- Born: Uppala, Kasargod, India
- Occupations: Actor, singer, model, songwriter and RJ in Mangalore

= Roopesh Shetty =

Indian actor (born 1990)

Roopesh Shetty is an Indian actor and director, who predominantly works in Tulu and Kannada films. He is also a radio jockey in Mangaluru and a model. He emerged as the Winner (Top Performer) of the Season 1 of Bigg Boss Kannada OTT.
 He also won Bigg Boss Kannada (season 9).

==Early life==
Roopesh Shetty was born in a Tulu-speaking Bunt familyin Kasaragod, Kerala, India

==Career==
Roopesh Shetty started his career as a YouTuber where he started uploading Tulu comedy album songs. He then worked as an RJ and VJ in Mangaluru. He made his film debut in a supporting role in a Tulu movie titled Dibbana.
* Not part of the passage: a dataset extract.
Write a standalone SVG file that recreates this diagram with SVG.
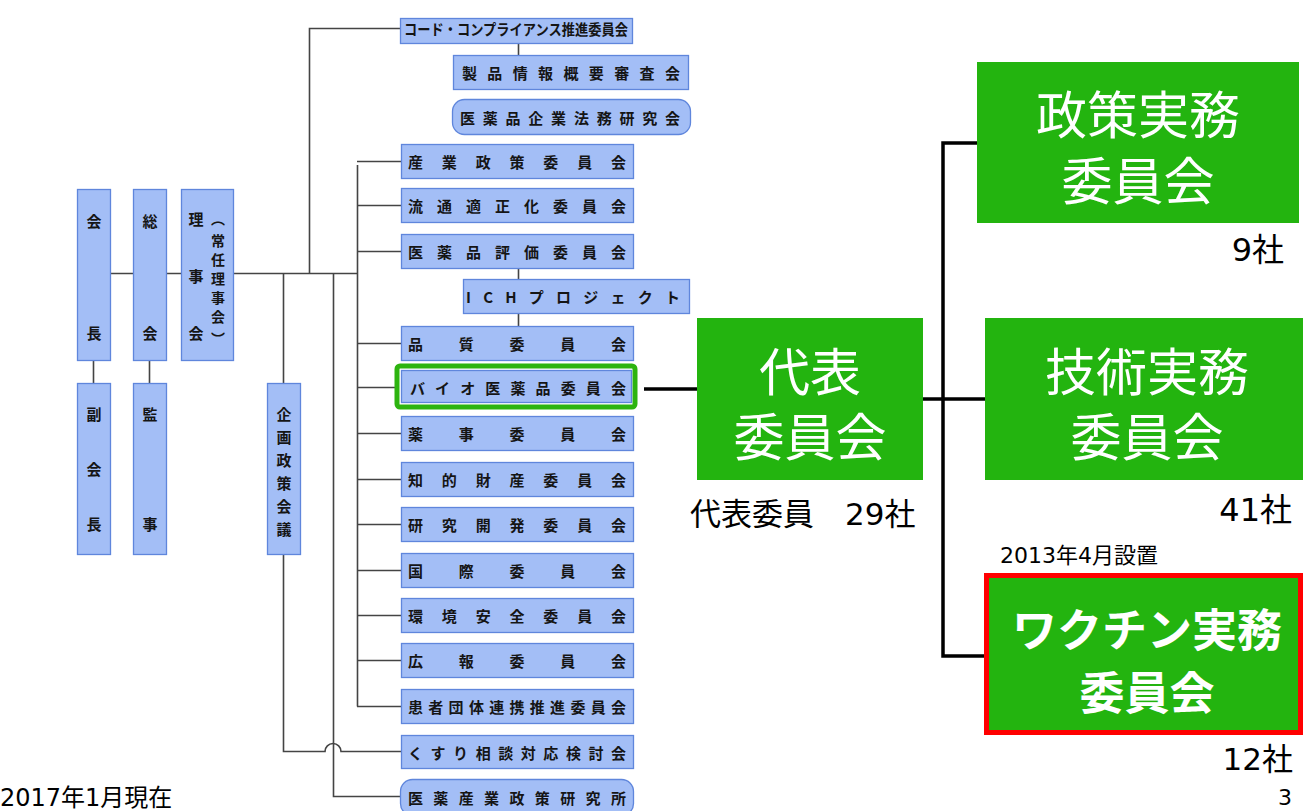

In 2015, he appeared as the main lead in Ice Cream Tulu movie. However, the movie did not do well at the box-office. He then made his Kannada debut with Danger Zone. This film also failed to reach maximum audiences. After appearing in several Kannada and Tulu films, his luck changed after the release of Girgit Tulu movie. In September 2022 he emerged as the winner of the Season 1 of Bigg Boss Kannada OTT.
 He also won Bigg Boss Kannada (season 9) in December 2022.

==Filmography==
===As an actor===

|  | Film |  | Language | Notes |
| 2011 | Dibbana |  | Tulu | Supporting role |
| 2015 | Ice Cream |  | Tulu |  |
| 2016 | Danger Zone |  | Kannada |  |
| 2017 | Ashem Zalem Kashem |  | Konkani |  |
| Smile Please | Roopesh | Kannada | Cameo appearance |
| Nishabda 2 |  | Kannada |  |
|  | Porlu (Telefilm) |  | Tulu | Also director, writer, playback singer, and lyricist |
| 2018 | Ammer Polisa |  | Tulu |  |
| 2019 | Anushka |  | Kannada |  |
| Girgit |  | Tulu | Also director and writer |
| 2021 | Gamjaal |  | Tulu |  |
| Govinda Govinda | Srinivas | Kannada |  |
| 2022 | VIP's Last Bench |  | Tulu |  |
| 2023 | Manku Bhai Foxy Rani |  | Kannada |  |
| 2023 | Circus |  | Tulu | Also director and writer |
| 2025 | Adhipatra | Athreya | Kannada |  |
| Jai | Satya | Tulu Kannada | Also director and writer |
| 2026 | Sannidhanam P.O |  | Tamil |  |
| Upcoming | BRO |  | Tulu | Also director |

===Television===

|  | Reality Show | Role | Language | Notes |
|---|---|---|---|---|
| 2022 | Bigg Boss OTT(Season 1) | Himself | Kannada | Winner |
| 2022 | Bigg Boss(Season 9) | Himself | Kannada | Winner |

===As a singer===
- E Sala Cup Namde – Original, Sung in support of IPL team Royal Challengers Bangalore.